In anticipation of the need, U.S. Cyber Command placed hidden computer code in Iranian computer networks. According to The New York Times, President Obama saw Nitro Zeus as an option for confronting Iran that was “short of a full-scale war.”
The reports, if true (to be fair, they have not been confirmed by any official sources), reflect a growing trend in the use of computers and networks to conduct military activity.

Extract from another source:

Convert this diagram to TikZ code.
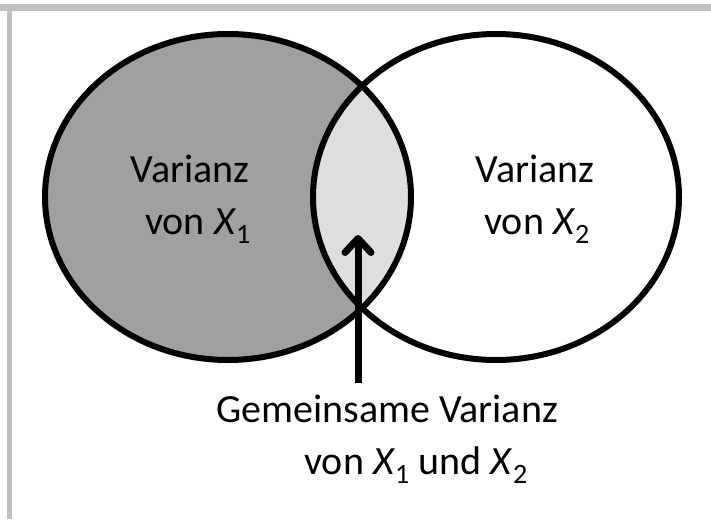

The United States is not, of course, the only practitioner. One notable example from recent history involves the apparent Russian assault on the transportation and electric grid in Ukraine. That attack, which happened late in 2015, was a “first of its kind” cyberassault that severely disrupted Ukraine’s power system, affecting many innocent Ukrainian civilians. It bears noting that the vulnerabilities in Ukraine’s power system are not unique—they exist in power grids across the globe, including the U.S. power grid and other major industrial facilities.
Built-In Vulnerabilities
The vulnerability of digital networks is, in many ways, an inevitable consequence of how the Internet was built. As then-Deputy Secretary of Defense William Lynn put it in a 2011 speech announcing our military strategy for operating in cyberspace, “The Internet was designed to be open, transparent, and interoperable. Security and identity management were secondary objectives in system design. This lower emphasis on security in the internet’s initial design … gives attackers a built-in advantage.”